Мы познакомились несколько лет назад, когда купили квартиру в новеньком доме и оказались соседями по площадке. Они, Александр Васильевич и Татьяна, успешные, в достатке, полные сил молодые пенсионеры, приехали к нам из другого города и строили планы. Несмотря на разницу в возрасте (лет пятнадцать), у нас нашлось много общего. Компанейские, веселые, отзывчивые – лучших соседей по площадке не придумаешь.
Счастье закончилось в одночасье вместе со смертью Александра Васильевича. Я помню, как первые месяцы Татьяна пыталась обрести почву под ногами. Муж был для нее всем: супругом, другом, повелителем. Оставшись одна, она пребывала в такой растерянности, что мы опасались – сможет ли прийти в себя после смерти мужа.
А потом начался ад, когда к Татьяне переехал сын Алексей. Она так надеялась, что он, ее сын, ее любимец, станет опорой, но вместо заботливого сына в квартире поселился монстр. Алексей пил, часто, беспробудно, по поводу и без повода. А когда пил, превращался в изверга, который орал на мать, требуя денег, а в порыве ярости мог ее ударить. Я помню, как однажды Татьяна пришла к нам, спросила что-то, отворачиваясь от меня, чтобы скрыть фиолетовый синяк под глазом, поставленный любимым сыночком. Глядя на весь этот ужас, я пыталась поддержать ее. Давала возможность выговориться, выплакать слезы, которые она боялась проливать в присутствии сына. И все чаще в такие минуты эта милая, добрая женщина твердила: «Когда-нибудь либо он меня убьет, либо я его».
Не могу сказать, что Алексей был таким всегда. Поначалу он даже пытался поехать работать на Север вахтами. Но мама, любящая мама, боялась, что ее мальчика там обманут, украдут вещи, которые она так заботливо собирала ему в дорогу. Он там замерзнет и, не дай Бог, похудеет, т.к., конечно, будет питаться кое-как. И Алексей вернулся, промотав все деньги, потеряв часть вещей, хорошо еще, что не остался должен. И мама жалела своего непутевого сына, оправдывала его абсолютную неприспособленность к жизни, решала его проблемы. А сыночку на тот момент уже было 30 лет…

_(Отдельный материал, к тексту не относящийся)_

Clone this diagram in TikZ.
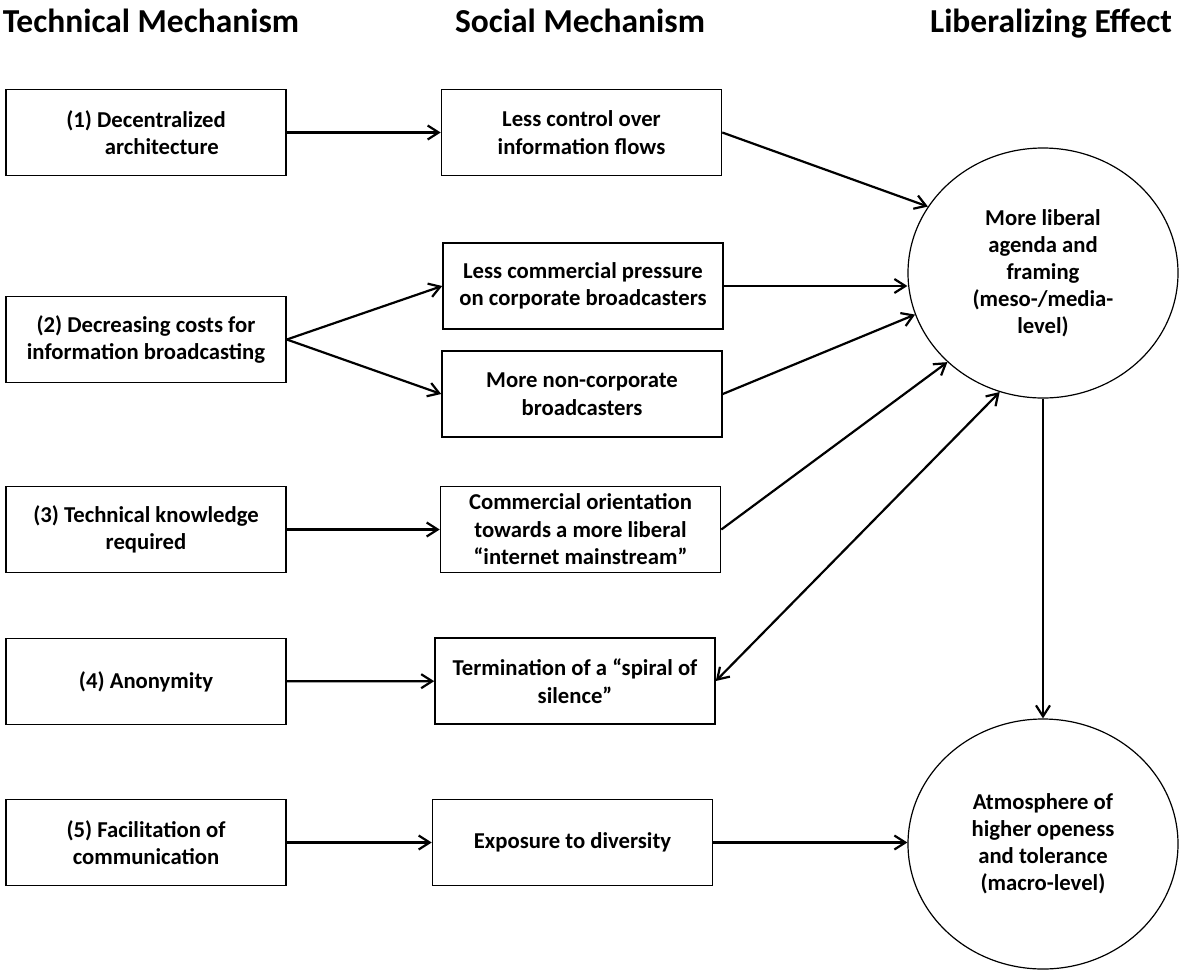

Я, конечно, пыталась втолковать Татьяне, что так нельзя, что держать под юбкой великовозрастного оболтуса преступление, надо отпустить его, в конце концов, в самостоятельное плавание и научиться жить для себя. Но разве могут мои доводы заглушить слепую материнскую любовь? И она, тихо плача по ночам в подушку, искала оправдание сыну, который сидел на ее шее, нигде не работал и дома ничего не делал, а только ел, спал, пил. Иногда обретая человеческое лицо, Алексей шабашил, приносил домой какие-то деньги и два-три дня не пил. В эти недолгие дни материнского счастья Татьяна преображалась до неузнаваемости. Она словно на крыльях летала! Смеялась, шутила, рассказывала, что ее мальчик работает, что принес ей деньги и теперь ей легче свести концы с концами, ведь пенсии, конечно, на двоих не хватает. Все заканчивалось, когда заканчивались деньги. Тогда еще недавно любящий, ласковый ребенок терял человеческий облик и, угрожая расправой, требовал у матери деньги, покупал выпивку и все начиналось по новой...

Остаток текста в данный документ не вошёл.